##### Data lines #####

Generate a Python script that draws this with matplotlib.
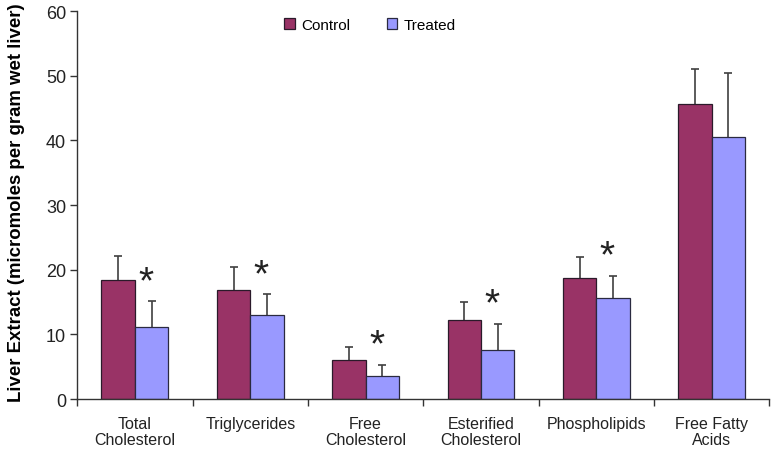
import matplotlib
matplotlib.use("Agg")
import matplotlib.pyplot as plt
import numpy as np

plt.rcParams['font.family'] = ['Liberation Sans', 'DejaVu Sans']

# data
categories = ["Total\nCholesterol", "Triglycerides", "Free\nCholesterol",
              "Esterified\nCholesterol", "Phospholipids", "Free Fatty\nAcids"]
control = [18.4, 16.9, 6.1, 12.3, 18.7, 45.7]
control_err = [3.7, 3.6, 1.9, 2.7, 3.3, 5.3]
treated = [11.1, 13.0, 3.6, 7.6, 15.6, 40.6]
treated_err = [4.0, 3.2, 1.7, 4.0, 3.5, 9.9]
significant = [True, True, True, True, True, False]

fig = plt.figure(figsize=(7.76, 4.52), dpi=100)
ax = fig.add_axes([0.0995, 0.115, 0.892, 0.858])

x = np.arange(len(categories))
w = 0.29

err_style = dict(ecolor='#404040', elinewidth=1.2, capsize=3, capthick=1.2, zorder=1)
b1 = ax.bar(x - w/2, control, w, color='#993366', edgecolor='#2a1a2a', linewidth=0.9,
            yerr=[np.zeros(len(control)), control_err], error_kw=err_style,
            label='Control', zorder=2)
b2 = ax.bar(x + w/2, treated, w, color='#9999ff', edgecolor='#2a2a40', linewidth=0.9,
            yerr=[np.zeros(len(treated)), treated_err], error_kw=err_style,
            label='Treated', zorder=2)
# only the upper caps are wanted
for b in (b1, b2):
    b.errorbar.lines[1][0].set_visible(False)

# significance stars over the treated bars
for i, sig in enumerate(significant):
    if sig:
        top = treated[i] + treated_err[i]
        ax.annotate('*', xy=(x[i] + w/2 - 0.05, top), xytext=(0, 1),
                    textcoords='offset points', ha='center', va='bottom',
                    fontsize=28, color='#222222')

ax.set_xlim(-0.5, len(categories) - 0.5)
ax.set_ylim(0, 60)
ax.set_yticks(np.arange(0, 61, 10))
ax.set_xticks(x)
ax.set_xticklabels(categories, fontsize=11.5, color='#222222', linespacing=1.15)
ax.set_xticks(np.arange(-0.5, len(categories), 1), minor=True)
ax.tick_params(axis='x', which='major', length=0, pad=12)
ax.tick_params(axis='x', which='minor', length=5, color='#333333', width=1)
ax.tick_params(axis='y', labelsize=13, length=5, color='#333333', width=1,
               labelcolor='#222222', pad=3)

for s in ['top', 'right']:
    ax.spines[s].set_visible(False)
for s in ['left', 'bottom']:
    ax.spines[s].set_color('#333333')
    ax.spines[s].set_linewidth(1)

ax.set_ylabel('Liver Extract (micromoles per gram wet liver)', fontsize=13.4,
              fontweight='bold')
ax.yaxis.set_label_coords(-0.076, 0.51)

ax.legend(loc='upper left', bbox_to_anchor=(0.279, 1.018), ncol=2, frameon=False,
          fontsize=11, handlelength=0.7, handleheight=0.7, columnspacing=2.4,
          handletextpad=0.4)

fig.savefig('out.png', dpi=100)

#####

▸ **Work instructions**
Look at the listing and set down only the lines from its start through the line with "labelcolor='#222222', pad=3)", word for word and without pictures.

▸ **The reply**
Generate a Python script that draws this with matplotlib.
import matplotlib
matplotlib.use("Agg")
import matplotlib.pyplot as plt
import numpy as np

plt.rcParams['font.family'] = ['Liberation Sans', 'DejaVu Sans']

# data
categories = ["Total\nCholesterol", "Triglycerides", "Free\nCholesterol",
              "Esterified\nCholesterol", "Phospholipids", "Free Fatty\nAcids"]
control = [18.4, 16.9, 6.1, 12.3, 18.7, 45.7]
control_err = [3.7, 3.6, 1.9, 2.7, 3.3, 5.3]
treated = [11.1, 13.0, 3.6, 7.6, 15.6, 40.6]
treated_err = [4.0, 3.2, 1.7, 4.0, 3.5, 9.9]
significant = [True, True, True, True, True, False]

fig = plt.figure(figsize=(7.76, 4.52), dpi=100)
ax = fig.add_axes([0.0995, 0.115, 0.892, 0.858])

x = np.arange(len(categories))
w = 0.29

err_style = dict(ecolor='#404040', elinewidth=1.2, capsize=3, capthick=1.2, zorder=1)
b1 = ax.bar(x - w/2, control, w, color='#993366', edgecolor='#2a1a2a', linewidth=0.9,
            yerr=[np.zeros(len(control)), control_err], error_kw=err_style,
            label='Control', zorder=2)
b2 = ax.bar(x + w/2, treated, w, color='#9999ff', edgecolor='#2a2a40', linewidth=0.9,
            yerr=[np.zeros(len(treated)), treated_err], error_kw=err_style,
            label='Treated', zorder=2)
# only the upper caps are wanted
for b in (b1, b2):
    b.errorbar.lines[1][0].set_visible(False)

# significance stars over the treated bars
for i, sig in enumerate(significant):
    if sig:
        top = treated[i] + treated_err[i]
        ax.annotate('*', xy=(x[i] + w/2 - 0.05, top), xytext=(0, 1),
                    textcoords='offset points', ha='center', va='bottom',
                    fontsize=28, color='#222222')

ax.set_xlim(-0.5, len(categories) - 0.5)
ax.set_ylim(0, 60)
ax.set_yticks(np.arange(0, 61, 10))
ax.set_xticks(x)
ax.set_xticklabels(categories, fontsize=11.5, color='#222222', linespacing=1.15)
ax.set_xticks(np.arange(-0.5, len(categories), 1), minor=True)
ax.tick_params(axis='x', which='major', length=0, pad=12)
ax.tick_params(axis='x', which='minor', length=5, color='#333333', width=1)
ax.tick_params(axis='y', labelsize=13, length=5, color='#333333', width=1,
               labelcolor='#222222', pad=3)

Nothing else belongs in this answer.